#### Short exercise
Take the listing from its first line through the line that contains "weeks = list(range(1, 53))" and please retype those lines exactly, leaving out the pictures.

#### Data provided
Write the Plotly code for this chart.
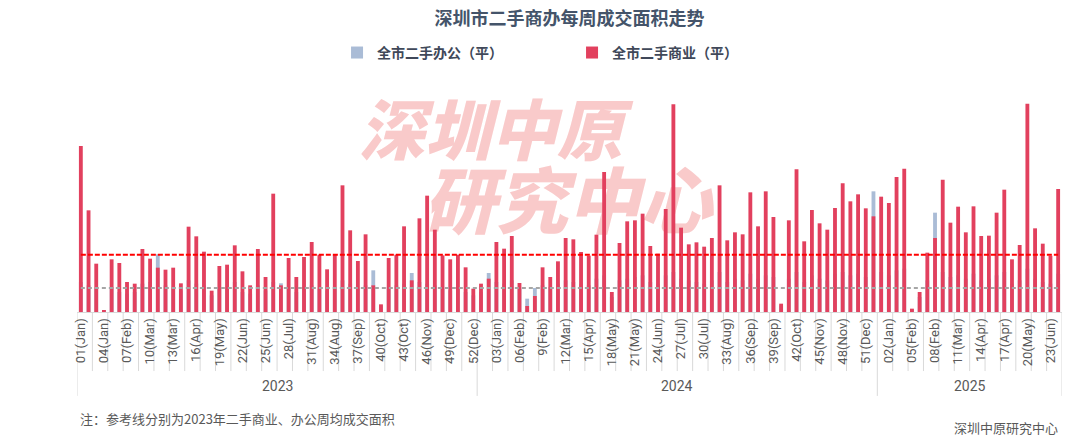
import plotly.graph_objects as go

# ---------------- data ----------------
years = [2023] * 52 + [2024] * 52 + [2025] * 24
weeks = list(range(1, 53)) + list(range(1, 53)) + list(range(1, 25))

commercial = [
    49800, 30500, 14500, 500, 15800, 14700, 9000, 8500, 18900, 16000,
    13300, 12700, 13300, 8600, 25600, 22700, 18100, 6400, 13800, 14200,
    20000, 12200, 8000, 18900, 10500, 35500, 8000, 16200, 10500, 16500,
    21000, 17200, 12800, 17200, 38000, 24500, 15300, 23300, 8000, 2300,
    16200, 17200, 25700, 9500, 28100, 34900, 24700, 17000, 15800, 17200,
    13400, 7000,
    8500, 10000, 21000, 19000, 22800, 8700, 1800, 4800, 13400, 10500,
    15200, 22200, 21800, 18000, 16900, 23200, 42000, 6000, 20700, 27200,
    27500, 29500, 19800, 17500, 30900, 62300, 25300, 20300, 20900, 19600,
    22200, 38000, 21500, 23900, 23300, 35900, 25700, 36200, 28500, 2500,
    27500, 42800, 21200, 30600, 26600, 24700, 31200, 38600, 33200, 35300,
    31100, 28700,
    34600, 32700, 40500, 43000, 1000, 6000, 17800, 22200, 39700, 26800,
    31600, 23900, 31700, 22800, 22900, 29800, 36700, 15800, 20100, 62500,
    25100, 20500, 16900, 36900,
]

office = [
    9000, 8000, 7000, 400, 7500, 6000, 5500, 6000, 8500, 9000,
    17300, 8000, 7000, 6500, 9500, 8500, 8000, 5000, 7500, 7000,
    9000, 6000, 5500, 8000, 6500, 9000, 8600, 7000, 6000, 7500,
    8000, 7000, 6500, 7500, 9500, 8500, 7000, 8000, 12500, 2000,
    7500, 8000, 8500, 11700, 9000, 8500, 8000, 7000, 6500, 7000,
    6000, 5000,
    6000, 11700, 9000, 8500, 9500, 7000, 4000, 7200, 8000, 7500,
    8500, 9500, 9000, 8500, 8000, 10000, 11000, 4500, 9500, 10000,
    10500, 11000, 9000, 8500, 11000, 12000, 10000, 9500, 9000, 8500,
    9500, 12000, 9000, 10000, 9500, 11500, 10000, 11000, 10500, 2000,
    10000, 12000, 9000, 11000, 10000, 9500, 11500, 12000, 11000, 11500,
    10500, 36200,
    12000, 11000, 12500, 13000, 800, 4500, 9500, 29800, 12000, 10500,
    11000, 10000, 11500, 9500, 10000, 11000, 12000, 8500, 9500, 13000,
    10000, 9000, 8500, 11500,
]

# 2023 weekly averages (reference lines)
ref_commercial_2023 = 17200
ref_office_2023 = 7200

tick_keys = [
    (2023, 1), (2023, 4), (2023, 7), (2023, 10), (2023, 13), (2023, 16),
    (2023, 19), (2023, 22), (2023, 25), (2023, 28), (2023, 31), (2023, 34),
    (2023, 37), (2023, 40), (2023, 43), (2023, 46), (2023, 49), (2023, 52),
    (2024, 3), (2024, 6), (2024, 9), (2024, 12), (2024, 15), (2024, 18),
    (2024, 21), (2024, 24), (2024, 27), (2024, 30), (2024, 33), (2024, 36),
    (2024, 39), (2024, 42), (2024, 45), (2024, 48), (2024, 51),
    (2025, 2), (2025, 5), (2025, 8), (2025, 11), (2025, 14), (2025, 17),
    (2025, 20), (2025, 23),
]
tick_labels = [
    "01(Jan)", "04(Jan)", "07(Feb)", "10(Mar)", "13(Mar)", "16(Apr)",
    "19(May)", "22(Jun)", "25(Jun)", "28(Jul)", "31(Aug)", "34(Aug)",
    "37(Sep)", "40(Oct)", "43(Oct)", "46(Nov)", "49(Dec)", "52(Dec)",
    "03(Jan)", "06(Feb)", "9(Feb)", "12(Mar)", "15(Apr)", "18(May)",
    "21(May)", "24(Jun)", "27(Jul)", "30(Jul)", "33(Aug)", "36(Sep)",
    "39(Sep)", "42(Oct)", "45(Nov)", "48(Nov)", "51(Dec)",
    "02(Jan)", "05(Feb)", "08(Feb)", "11(Mar)", "14(Apr)", "17(Apr)",
    "20(May)", "23(Jun)",
]
year_labels = ["2023", "2024", "2025"]

# ---------------- figure ----------------
cats = [f"{y}-W{w:02d}" for y, w in zip(years, weeks)]
tick_vals = [f"{y}-W{w:02d}" for y, w in tick_keys]

RED = "#E2405E"
BLUE = "#AABCD6"
TXT = "#595959"
CJK = "Noto Sans CJK SC"

fig = go.Figure()
fig.add_trace(go.Bar(x=cats, y=office, name="全市二手办公（平）",
                     marker=dict(color=BLUE, line=dict(width=0)), width=0.5))
fig.add_trace(go.Bar(x=cats, y=commercial, name="全市二手商业（平）",
                     marker=dict(color=RED, line=dict(width=0)), width=0.5))
fig.add_trace(go.Scatter(x=cats, y=[ref_office_2023] * len(cats), mode="lines",
                         line=dict(color="#A6A6A6", width=2, dash="4px,3px"),
                         showlegend=False, hoverinfo="skip"))
fig.add_trace(go.Scatter(x=cats, y=[ref_commercial_2023] * len(cats), mode="lines",
                         line=dict(color="#FF0000", width=2, dash="5px,2px"),
                         showlegend=False, hoverinfo="skip"))

n = len(cats)
shapes = []
# category separators (every two weeks) in the label band
year_bounds = [-0.5]
for i in range(1, n):
    if years[i] != years[i - 1]:
        year_bounds.append(i - 0.5)
year_bounds.append(n - 0.5)
for k in range(0, n + 1, 2):
    xv = k - 0.5
    long = xv in year_bounds
    shapes.append(dict(type="line", xref="x", yref="paper", x0=xv, x1=xv,
                       y0=0, y1=-0.378 if long else -0.266,
                       line=dict(color="#D9D9D9", width=1), layer="below"))

# watermark (behind the bars)
shapes.append(dict(type="rect", xref="paper", yref="paper",
                   x0=0.38, x1=0.46, y0=0.76, y1=0.82,
                   line=dict(width=0), fillcolor="rgba(0,0,0,0)", layer="below",
                   label=dict(text="深圳中原", textposition="middle center",
                              font=dict(family=CJK, size=66, color="#F9CACA",
                                        weight=900, style="italic"))))
shapes.append(dict(type="rect", xref="paper", yref="paper",
                   x0=0.458, x1=0.538, y0=0.43, y1=0.50,
                   line=dict(width=0), fillcolor="rgba(0,0,0,0)", layer="below",
                   label=dict(text="研究中心", textposition="middle center",
                              font=dict(family=CJK, size=72, color="#F9CACA",
                                        weight=900, style="italic"))))

annotations = []
for yl in year_labels:
    idx = [i for i, y in enumerate(years) if str(y) == yl]
    annotations.append(dict(x=(idx[0] + idx[-1]) / 2, y=-0.333, xref="x", yref="paper",
                            text=yl, showarrow=False, yanchor="middle",
                            font=dict(family="Roboto", size=14, color=TXT)))
annotations.append(dict(x=0.001, y=-0.478, xref="paper", yref="paper", xanchor="left",
                        yanchor="middle", showarrow=False,
                        text="注：参考线分别为2023年二手商业、办公周均成交面积",
                        font=dict(family=CJK, size=13, color=TXT)))
annotations.append(dict(x=0.9975, y=-0.522, xref="paper", yref="paper", xanchor="right",
                        yanchor="middle", showarrow=False, text="深圳中原研究中心",
                        font=dict(family=CJK, size=13, color=TXT)))

fig.update_layout(
    width=1080, height=440, autosize=False,
    margin=dict(l=77, r=18, t=90, b=128, autoexpand=False),
    paper_bgcolor="white", plot_bgcolor="white",
    barmode="overlay",
    title=dict(text="<b>深圳市二手商办每周成交面积走势</b>", x=0.5, xref="paper",
               xanchor="center", y=0.958, yref="container", yanchor="middle",
               font=dict(family=CJK, size=18, color="#44546A")),
    legend=dict(orientation="h", x=0.264, y=1.167, xanchor="left", yanchor="middle",
                font=dict(family=CJK, size=14, color="#404859", weight="bold"),
                entrywidth=190, entrywidthmode="pixels", itemclick=False,
                bgcolor="rgba(0,0,0,0)", tracegroupgap=0),
    xaxis=dict(type="category", range=[-0.5, n - 0.5], tickmode="array",
               tickvals=tick_vals, ticktext=tick_labels, tickangle=-90,
               ticks="", showgrid=False, showline=True, linecolor="#D9D9D9",
               linewidth=1, tickfont=dict(family="Roboto", size=13, color=TXT),
               automargin=False, fixedrange=True),
    yaxis=dict(range=[0, 66600], visible=False, showgrid=False, zeroline=False,
               automargin=False, fixedrange=True),
    shapes=shapes,
    annotations=annotations,
    hovermode="x",
)

fig.write_html("out.html",
               config={"displayModeBar": False},
               post_script="document.body.style.margin='0';"
                           "document.body.style.overflow='hidden';")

#### Exercise output
Write the Plotly code for this chart.
import plotly.graph_objects as go

# ---------------- data ----------------
years = [2023] * 52 + [2024] * 52 + [2025] * 24
weeks = list(range(1, 53)) + list(range(1, 53)) + list(range(1, 25))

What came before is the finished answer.